Suddenly, you can't stop thinking about it. You replay the conversation.
Wonder what happened.
Question whether you said something wrong.
Why does being ignored affect us so much?
The answer goes much deeper than most people realize.
Why humans hate being ignored.
Thousands of years ago, humans survived in tribes. Being accepted by your group wasn't just important. It was necessary.
Your tribe provided protection, food, support, and survival.
Being excluded could be deadly.
So, over time, the human brain evolved to treat social rejection as a serious threat.
That's why being ignored feels painful.
And surprisingly, researchers have found that social rejection activates some of the same brain regions associated with physical pain. Your brain doesn't fully distinguish between social pain and physical pain. To your mind, exclusion is danger.
But there's another reason. Humans are meaning-making creatures.
When someone ignores us, we rarely assume the simplest explanation.
Instead, our minds start creating stories.
Maybe they're upset. Maybe they don't like me anymore.
Maybe I embarrassed myself.
Maybe I wasn't important to them.
The lack of information creates uncertainty.
And the human brain hates uncertainty.
In many cases, the silence hurts more than the truth.
Because when people don't know what's happening, their imagination takes over.
And imagination is often harsher than reality.
What's even stranger is that being ignored can sometimes feel worse than being criticized.
Why?
Because criticism at least acknowledges your existence.
Being ignored feels like invisibility.
And humans desperately want to feel seen, to feel acknowledged, to feel like they matter.
This is also why social media has become so powerful.

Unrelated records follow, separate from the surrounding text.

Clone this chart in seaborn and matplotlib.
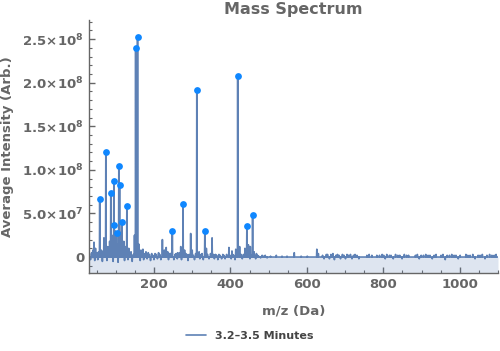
import numpy as np
import pandas as pd
import seaborn as sns
import matplotlib.pyplot as plt
from matplotlib.ticker import FuncFormatter, MultipleLocator

# ===========================================================
# Données (lues sur le spectre de référence)
# ===========================================================

# pics annotés (points bleus)
peak_mz = [58, 74, 87, 95, 96, 102, 108, 110, 116, 129, 152, 157,
           248, 276, 312, 333, 419, 443, 458]
peak_int = [6.7e7, 1.21e8, 7.4e7, 8.7e7, 3.7e7, 2.8e7, 1.04e8, 8.3e7, 4.0e7, 5.9e7,
            2.40e8, 2.53e8, 3.0e7, 6.1e7, 1.92e8, 3.0e7, 2.08e8, 3.6e7, 4.8e7]

# pics secondaires (sans marqueur), en 1e6
minor_mz = [43, 47, 62, 69, 79, 84, 90, 98, 100, 104, 113, 121, 125, 134, 140,
            149, 155, 160, 166, 171, 222, 227, 232, 236, 262, 270, 280, 296, 300,
            318, 337, 352, 396, 404, 414, 424, 438, 447, 452, 462, 468, 567, 626, 630]
minor_int = [17, 10, 8, 22, 12, 18, 25, 30, 20, 15, 28, 18, 12, 10, 6,
             25, 30, 15, 8, 9, 20, 8, 11, 6, 5, 12, 8, 27, 8,
             6, 10, 22, 11, 7, 9, 12, 10, 14, 12, 6, 4, 5, 9, 4]

# bruit de fond, en 1e6
noise_mz = [31, 34, 37, 40, 45, 50, 53, 55, 61, 65, 67, 71, 77, 81, 83, 89, 93, 99,
            106, 111, 118, 123, 127, 132, 137, 140, 143, 146, 162, 164, 168, 170,
            173, 176, 179, 182, 185, 188, 191, 194, 197, 200, 203, 206, 209, 212,
            215, 218, 225, 229, 238, 241, 243, 246, 252, 255, 258, 261, 265, 267,
            272, 283, 286, 289, 292, 303, 306, 309, 316, 320, 323, 326, 329, 336,
            340, 344, 348, 356, 358, 361, 364, 367, 370, 373, 377, 380, 383, 386,
            390, 399, 402, 406, 409, 412, 426, 428, 431, 434, 437, 449, 451, 454,
            463, 466, 471, 474, 479, 483, 487, 491, 496, 505, 520, 535, 548, 585,
            601, 641, 645, 651, 654, 659, 663, 668, 672, 676, 680, 684, 688, 693,
            697, 701, 705, 709, 714, 718, 722, 726, 731, 736, 757, 763, 770, 783,
            790, 797, 801, 805, 809, 816, 820, 826, 832, 838, 843, 849, 855, 861,
            866, 884, 889, 894, 899, 905, 911, 917, 922, 928, 933, 938, 951, 956,
            962, 967, 973, 979, 985, 990, 996, 1001, 1016, 1021, 1027, 1034, 1040,
            1048, 1053, 1059, 1066, 1071, 1078, 1084, 1090, 1095]
noise_int = [4, -3, 5, 8, -4, 5, -3, 6, 4, -5, 7, 5, -4, 6, 9, 7, -5, 8,
             -6, 9, 7, -4, 6, -3, 5, 4, -5, 3, 6, -4, 5, 7,
             -3, 4, 6, -2, 5, 3, -4, 4, 2, -3, 4, 3, -2, 5,
             3, -3, 4, 3, -3, 4, 2, 5, -3, 3, 4, -2, 3, 5,
             -3, 4, 3, -4, 3, 2, -3, 4, 3, -2, 3, 4, -3, 2,
             3, -2, 4, 3, -2, 3, 2, -3, 3, 2, -2, 3, 2, -2,
             3, 2, -2, 3, 2, -3, 2, 3, -2, 3, 2, 3, -2, 2,
             2, -2, 2, 1, -1, 2, 1, 2, -1, 1, 2, 1, 1, 1,
             1, 2, -2, 3, 3, -2, 3, 4, -3, 2, 3, 2, -2, 3,
             2, -2, 3, 2, 3, -2, 2, 3, 2, -2, 2, 3, 2, 2,
             2, 3, 2, -2, 3, 2, 2, -2, 3, 2, 2, -2, 3, 2,
             2, 2, 3, -2, 2, 2, 3, 2, 2, -2, 2, 3, 2, 3,
             -3, 2, 2, 3, 2, 2, -2, 2, 3, 2, 2, 3, -2, 2,
             2, 3, -2, 2, 3, 2, 2, 3, 2]

series_label = "3.2\u20133.5 Minutes"

# ===========================================================
# Construction du profil (chaque pic revient à la ligne de base)
# ===========================================================

feat_mz = peak_mz + minor_mz + noise_mz
feat_int = peak_int + [v * 1e6 for v in minor_int] + [v * 1e6 for v in noise_int]

rows = []
for m, v in zip(feat_mz, feat_int):
    rows += [(m - 0.7, 0.0), (m, v), (m + 0.7, 0.0)]
rows += [(30, 0.0), (1100, 0.0)]
spec = pd.DataFrame(rows, columns=["mz", "intensity"]).sort_values("mz", kind="stable")
peaks = pd.DataFrame({"mz": peak_mz, "intensity": peak_int})

# ===========================================================
# Figure
# ===========================================================

sns.set_style("ticks")
plt.rcParams["font.family"] = ["DejaVu Sans"]
plt.rcParams["mathtext.default"] = "bf"

grey = "#666666"
line_col = "#5e81b5"
y_min, y_max = -1.84e7, 2.72e8

fig = plt.figure(figsize=(5.0, 3.51), dpi=100)
ax = fig.add_axes([0.178, 0.222, 0.818, 0.721])

ax.fill_between(spec["mz"], spec["intensity"], y_min, color=line_col, alpha=0.2, lw=0)
sns.lineplot(data=spec, x="mz", y="intensity", estimator=None, sort=False,
             color=line_col, lw=1.2, ax=ax, label=series_label, legend=False)
sns.scatterplot(data=peaks, x="mz", y="intensity", color="#0f87ff", s=24,
                linewidth=0, zorder=5, ax=ax, legend=False)

ax.set_xlim(30, 1100)
ax.set_ylim(y_min, y_max)


def sci(v, pos):
    if abs(v) < 1:
        return "0"
    e = int(np.floor(np.log10(abs(v))))
    return r"$%.1f\!\times\!10^{%d}$" % (v / 10 ** e, e)


ax.yaxis.set_major_locator(MultipleLocator(5e7))
ax.yaxis.set_minor_locator(MultipleLocator(1e7))
ax.yaxis.set_major_formatter(FuncFormatter(sci))
ax.xaxis.set_major_locator(MultipleLocator(200))
ax.xaxis.set_minor_locator(MultipleLocator(50))

for side in ["top", "right"]:
    ax.spines[side].set_visible(False)
for side in ["left", "bottom"]:
    ax.spines[side].set_color(grey)
    ax.spines[side].set_linewidth(1.0)

ax.tick_params(which="both", direction="in", color=grey, labelcolor=grey, labelsize=9.5)
ax.tick_params(which="major", length=4, width=1.0)
ax.tick_params(which="minor", length=2.5, width=0.8)
for lab in ax.get_xticklabels() + ax.get_yticklabels():
    lab.set_fontweight("bold")

ax.set_title("Mass Spectrum", fontsize=11.5, fontweight="bold", color=grey, pad=4)
ax.set_xlabel("m/z (Da)", fontsize=9.5, fontweight="bold", color=grey, labelpad=10)
ax.set_ylabel("Average Intensity (Arb.)", fontsize=9.5, fontweight="bold", color=grey, labelpad=6)

fig.legend(loc="center", bbox_to_anchor=(0.5, 0.043), frameon=False, handlelength=1.8,
           prop={"size": 8, "weight": "bold"}, labelcolor="#444444")

fig.savefig("out.png", dpi=100)
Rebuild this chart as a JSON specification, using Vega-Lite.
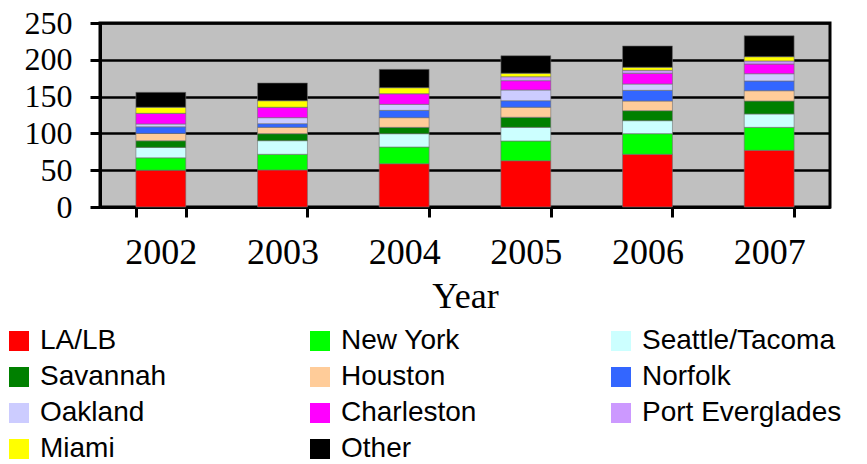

Every like, every comment, every notification acts as a signal that someone noticed you, that someone saw you, that someone responded to your presence.
But here's the truth.
The need to be seen is human.
The danger comes when your self-worth depends on it.
Because the moment your value depends on other people's attention, you give strangers control over your emotions.
And that's a game you'll never fully win. So let me ask you, what's worse, being criticized or being ignored?